STATED TASK:
Give back exactly the lines from the beginning of the listing below to the line holding "const yTicks = [0, 50, 100, 150, 200];", both ends included; the pictures stay out.

SUPPLIED MATERIAL:
....................

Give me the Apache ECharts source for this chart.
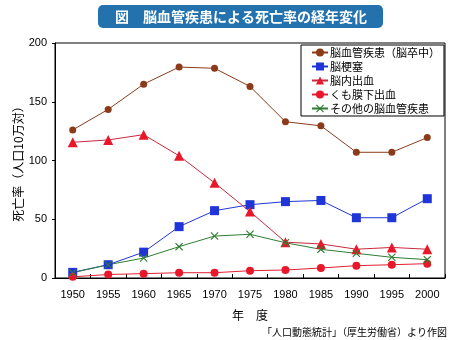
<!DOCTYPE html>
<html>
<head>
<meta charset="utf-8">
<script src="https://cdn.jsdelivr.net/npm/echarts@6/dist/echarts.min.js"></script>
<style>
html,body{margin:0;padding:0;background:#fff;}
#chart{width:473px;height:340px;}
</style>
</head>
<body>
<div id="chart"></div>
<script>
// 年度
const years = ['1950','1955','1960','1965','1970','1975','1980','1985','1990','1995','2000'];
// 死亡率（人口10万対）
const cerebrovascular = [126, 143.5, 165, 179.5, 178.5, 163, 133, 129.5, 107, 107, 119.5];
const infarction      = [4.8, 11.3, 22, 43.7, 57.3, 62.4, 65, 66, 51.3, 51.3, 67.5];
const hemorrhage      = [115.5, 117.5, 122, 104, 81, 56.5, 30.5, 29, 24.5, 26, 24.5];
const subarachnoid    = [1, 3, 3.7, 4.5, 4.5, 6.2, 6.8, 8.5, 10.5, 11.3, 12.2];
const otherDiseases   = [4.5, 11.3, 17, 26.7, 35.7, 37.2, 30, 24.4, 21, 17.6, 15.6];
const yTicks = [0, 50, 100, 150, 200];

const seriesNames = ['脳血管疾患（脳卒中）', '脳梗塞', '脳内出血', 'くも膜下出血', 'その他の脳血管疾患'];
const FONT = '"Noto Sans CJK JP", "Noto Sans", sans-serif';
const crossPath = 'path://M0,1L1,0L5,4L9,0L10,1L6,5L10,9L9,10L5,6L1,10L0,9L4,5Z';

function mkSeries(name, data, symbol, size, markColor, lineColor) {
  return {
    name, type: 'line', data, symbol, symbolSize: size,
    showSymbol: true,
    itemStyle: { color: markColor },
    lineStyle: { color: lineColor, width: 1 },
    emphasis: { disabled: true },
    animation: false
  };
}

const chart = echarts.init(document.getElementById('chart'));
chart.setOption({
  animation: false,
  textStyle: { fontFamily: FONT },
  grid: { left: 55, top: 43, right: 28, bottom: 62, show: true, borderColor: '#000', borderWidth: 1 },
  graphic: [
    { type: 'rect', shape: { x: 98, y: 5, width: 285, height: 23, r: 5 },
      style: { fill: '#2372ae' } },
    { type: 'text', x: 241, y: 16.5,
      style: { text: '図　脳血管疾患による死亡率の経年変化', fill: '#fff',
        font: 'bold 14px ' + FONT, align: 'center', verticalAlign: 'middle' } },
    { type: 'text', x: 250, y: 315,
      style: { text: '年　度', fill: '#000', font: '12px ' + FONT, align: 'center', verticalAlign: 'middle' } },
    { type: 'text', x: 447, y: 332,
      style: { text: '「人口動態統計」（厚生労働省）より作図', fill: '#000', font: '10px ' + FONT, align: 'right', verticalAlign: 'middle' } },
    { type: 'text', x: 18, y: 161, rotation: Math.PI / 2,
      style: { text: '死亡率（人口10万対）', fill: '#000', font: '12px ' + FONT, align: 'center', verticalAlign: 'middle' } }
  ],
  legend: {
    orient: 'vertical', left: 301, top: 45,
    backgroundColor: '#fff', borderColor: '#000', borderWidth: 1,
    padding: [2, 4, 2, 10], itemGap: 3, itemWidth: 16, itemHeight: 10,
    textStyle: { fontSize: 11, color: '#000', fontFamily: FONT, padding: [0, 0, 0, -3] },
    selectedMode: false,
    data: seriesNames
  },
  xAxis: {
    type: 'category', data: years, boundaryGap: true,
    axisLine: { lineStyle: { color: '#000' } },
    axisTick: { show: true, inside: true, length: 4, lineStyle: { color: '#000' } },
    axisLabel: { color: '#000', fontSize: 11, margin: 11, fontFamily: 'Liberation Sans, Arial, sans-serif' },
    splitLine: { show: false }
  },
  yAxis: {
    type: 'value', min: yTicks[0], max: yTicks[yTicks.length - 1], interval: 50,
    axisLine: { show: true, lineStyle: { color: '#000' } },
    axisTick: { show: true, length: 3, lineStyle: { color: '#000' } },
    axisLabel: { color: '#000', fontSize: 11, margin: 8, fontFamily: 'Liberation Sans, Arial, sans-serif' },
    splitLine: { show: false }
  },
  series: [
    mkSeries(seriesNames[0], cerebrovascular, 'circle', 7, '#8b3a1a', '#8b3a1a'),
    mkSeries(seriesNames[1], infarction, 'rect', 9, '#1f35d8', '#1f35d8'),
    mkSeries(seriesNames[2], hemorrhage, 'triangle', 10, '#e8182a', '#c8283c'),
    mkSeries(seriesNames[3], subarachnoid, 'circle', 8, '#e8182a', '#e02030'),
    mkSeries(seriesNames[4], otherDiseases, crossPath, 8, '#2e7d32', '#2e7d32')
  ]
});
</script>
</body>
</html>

....................

REPLY TO THE EXERCISE:
Give me the Apache ECharts source for this chart.
<!DOCTYPE html>
<html>
<head>
<meta charset="utf-8">
<script src="https://cdn.jsdelivr.net/npm/echarts@6/dist/echarts.min.js"></script>
<style>
html,body{margin:0;padding:0;background:#fff;}
#chart{width:473px;height:340px;}
</style>
</head>
<body>
<div id="chart"></div>
<script>
// 年度
const years = ['1950','1955','1960','1965','1970','1975','1980','1985','1990','1995','2000'];
// 死亡率（人口10万対）
const cerebrovascular = [126, 143.5, 165, 179.5, 178.5, 163, 133, 129.5, 107, 107, 119.5];
const infarction      = [4.8, 11.3, 22, 43.7, 57.3, 62.4, 65, 66, 51.3, 51.3, 67.5];
const hemorrhage      = [115.5, 117.5, 122, 104, 81, 56.5, 30.5, 29, 24.5, 26, 24.5];
const subarachnoid    = [1, 3, 3.7, 4.5, 4.5, 6.2, 6.8, 8.5, 10.5, 11.3, 12.2];
const otherDiseases   = [4.5, 11.3, 17, 26.7, 35.7, 37.2, 30, 24.4, 21, 17.6, 15.6];
const yTicks = [0, 50, 100, 150, 200];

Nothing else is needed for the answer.